When used with other audit procedures, external confirmations can be an effective audit tool in detecting fraud in accounts. In addition, to obtain sufficient appropriate audit evidence, debtor and creditor confirmations assist the auditor in discovering exceptions in the accounts. Audit evidence is more reliable when:
- Received from independent sources outside the entity. (i.e. originally intended confirming party e.g. Bank balance confirmation, debtor balance confirmations, creditor balance confirmation)
- Received directly by the auditor (as there will be less chance of its alteration or modification)
- Exists in documentary form
Q 1: How external evidence helps in detecting fraud?

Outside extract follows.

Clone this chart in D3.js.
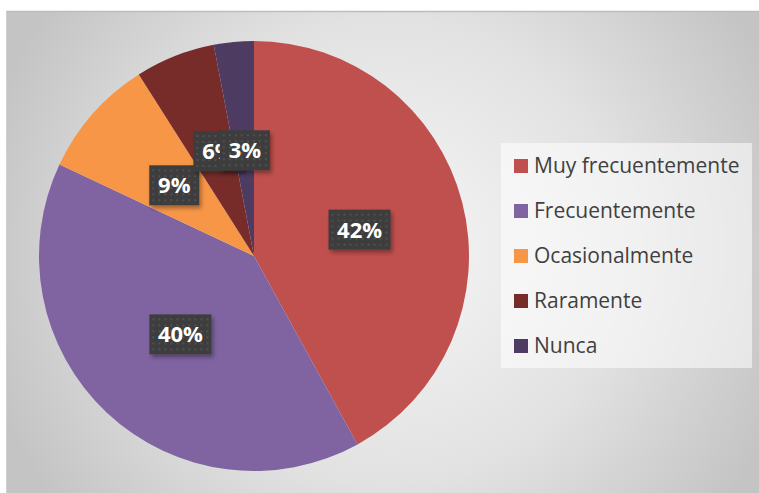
<!DOCTYPE html>
<head>
    <meta charset="utf-8">
    <title>Pie</title>
    <style>
        body { margin: 0; background: #fff; }
        text { font-family: "Open Sans", "Noto Sans", sans-serif; }
        .legend text { fill: #404040; font-size: 21px; }
        .lbl text { fill: #fff; font-size: 22px; font-weight: bold; }
    </style>
    <script src="https://cdn.jsdelivr.net/npm/d3@7"></script>
</head>
<body>
<svg width="759" height="493"></svg>
<script>

var categories = ["Muy frecuentemente", "Frecuentemente", "Ocasionalmente", "Raramente", "Nunca"];
var values = [42, 40, 9, 6, 3];
var labels = ["42%", "40%", "9%", "6%", "3%"];
var colors = ["#C0504D", "#8064A2", "#F79646", "#772C2A", "#4D3B62"];

var svg = d3.select("svg"),
    width = +svg.attr("width"),
    height = +svg.attr("height");

var defs = svg.append("defs");

var grad = defs.append("radialGradient")
    .attr("id", "bg")
    .attr("gradientUnits", "userSpaceOnUse")
    .attr("cx", 390).attr("cy", 250).attr("r", 420);
grad.append("stop").attr("offset", "0%").attr("stop-color", "#f6f6f6");
grad.append("stop").attr("offset", "55%").attr("stop-color", "#e2e2e2");
grad.append("stop").attr("offset", "100%").attr("stop-color", "#c4c4c4");

var pat = defs.append("pattern")
    .attr("id", "dots")
    .attr("patternUnits", "userSpaceOnUse")
    .attr("width", 6).attr("height", 6);
pat.append("rect").attr("width", 6).attr("height", 6).attr("fill", "#3d3d3d");
pat.append("rect").attr("x", 2).attr("y", 2).attr("width", 2).attr("height", 2).attr("fill", "#505050");

var shadow = defs.append("filter").attr("id", "sh").attr("x", "-20%").attr("y", "-20%")
    .attr("width", "150%").attr("height", "150%");
shadow.append("feDropShadow").attr("dx", 2).attr("dy", 3).attr("stdDeviation", 2)
    .attr("flood-color", "#000").attr("flood-opacity", 0.35);

// chart area
svg.append("rect")
    .attr("x", 6).attr("y", 11)
    .attr("width", width - 6).attr("height", height - 11)
    .attr("fill", "url(#bg)");
svg.append("line")
    .attr("x1", 6).attr("x2", width).attr("y1", 11.5).attr("y2", 11.5)
    .attr("stroke", "#bdbdbd").attr("stroke-width", 1.5);
svg.append("line")
    .attr("x1", 6.5).attr("x2", 6.5).attr("y1", 11).attr("y2", height)
    .attr("stroke", "#cfcfcf").attr("stroke-width", 1);

var cx = 254, cy = 256, radius = 215;

var pie = d3.pie().sort(null).value(function(d) { return d; });
var arc = d3.arc().innerRadius(0).outerRadius(radius);
var arcs = pie(values);

var g = svg.append("g").attr("transform", "translate(" + cx + "," + cy + ")");

g.selectAll("path")
    .data(arcs)
    .enter().append("path")
    .attr("d", arc)
    .attr("fill", function(d, i) { return colors[i]; });

// label positions: centroid at a radius fraction, nudged per slice
var labelArc = [0.55, 0.5, 0.42, 0.5, 0.55];
var labelOffset = [[-9, 3], [0, 0], [-12, -11], [4, -5], [2, 12]];

var lbl = svg.append("g").attr("class", "lbl");
arcs.forEach(function(d, i) {
    var r = radius * labelArc[i];
    var a = (d.startAngle + d.endAngle) / 2;
    var x = cx + Math.sin(a) * r + labelOffset[i][0];
    var y = cy - Math.cos(a) * r + labelOffset[i][1];
    var w = labels[i].length > 2 ? 62 : 50;
    var h = 40;
    var gg = lbl.append("g").attr("transform", "translate(" + x + "," + y + ")");
    gg.append("rect")
        .attr("x", -w / 2).attr("y", -h / 2)
        .attr("width", w).attr("height", h)
        .attr("fill", "url(#dots)")
        .attr("filter", "url(#sh)");
    gg.append("text")
        .attr("text-anchor", "middle")
        .attr("dy", "0.36em")
        .text(labels[i]);
});

// legend
var legend = svg.append("g").attr("class", "legend");
legend.append("rect")
    .attr("x", 501).attr("y", 143)
    .attr("width", 251).attr("height", 225)
    .attr("fill", "#ffffff").attr("fill-opacity", 0.55);

var ly = d3.scalePoint().domain(categories).range([166, 346]);

var items = legend.selectAll("g.item")
    .data(categories)
    .enter().append("g")
    .attr("class", "item")
    .attr("transform", function(d) { return "translate(514," + ly(d) + ")"; });
items.append("rect")
    .attr("x", 0).attr("y", -7)
    .attr("width", 14).attr("height", 14)
    .attr("fill", function(d, i) { return colors[i]; });
items.append("text")
    .attr("x", 20)
    .attr("dy", "0.35em")
    .text(function(d) { return d; });

</script>
</body>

Exceptions noted in responses to confirmation requests may indicate either:
- Misstatements or potential misstatements in financial statements or in accounts or
- Differences may be due to timing, measurement, or clerical error in the external confirmation procedures.
If auditor identifies factors that give rise to doubts about the reliability of the response to a confirmation request, the auditor shall obtain further evidence to resolve those doubts.
Let us now examine how external evidences assist in revealing frauds in accounts with below mentioned example -
Suppression of cash receipt by an accountant using teeming and lading can be easily identified with debtors balance confirmation. Teeming and lading, a fraud scheme, where cash received from debtor is misappropriated either for personal use or to favour other debtors.
Example: Money received from A against his dues, is misappropriated. Later, when someone notices overdue balance in A's account, the fraudster credits an amount received from another party B to A's account. Similarly, little after that, when a third party C clear his dues, his amount is credited to B's account. This chain continues until the accountant is not get caught, or balance reconciliation of above mentioned parties is not done by the company.
This scheme can also be used by an accountant to favor a debtor, where debtor's balance has become overdue and account can be put on hold because of which debtor will not be able to receive any further order raised by him. This is done by an accountant either to get some favor or commission in return from that debtor or to personally benefit a debtor who is a relative of that accountant.
*Proper segregation of duties can curb above practice up to great extent. The person carrying out this reconciliation should not be the person who accounted the income. In a case, a company lost $230000 due to lack of adequate control procedures, and not performing customer circularization in order to verify account balances.
Q 2: What procedures to be apply for non-response to confirmation?
If any party does not respond to the confirmation sent to him, subsequent examination of the account can be done by the auditor. Auditor may perform alternate audit procedures.
- For accounts receivable balances - examining specific subsequent cash receipts, shipping documentation, and sales near the period end.
- For accounts payable balances - examining subsequent cash disbursements or correspondence from third parties, and other records, such as goods received notes.
- For instance, a long outstanding balance in trade payable account, for which no confirmation has been received may lead to the case of hidden income in previous year/s (as we have discussed in last BRS article). Proper evidence should be obtained through alternate audit procedures.
Another useful method, where responses have not been received from certain parties, could be, checking customer status whether in existence or not. Since it may happen, to suppress income or to show high profit, entity can show bogus transactions of purchases and sales which results in disclosures of party accounts in financials having no valid existence. This could lead to further investigation of transactions in those accounts.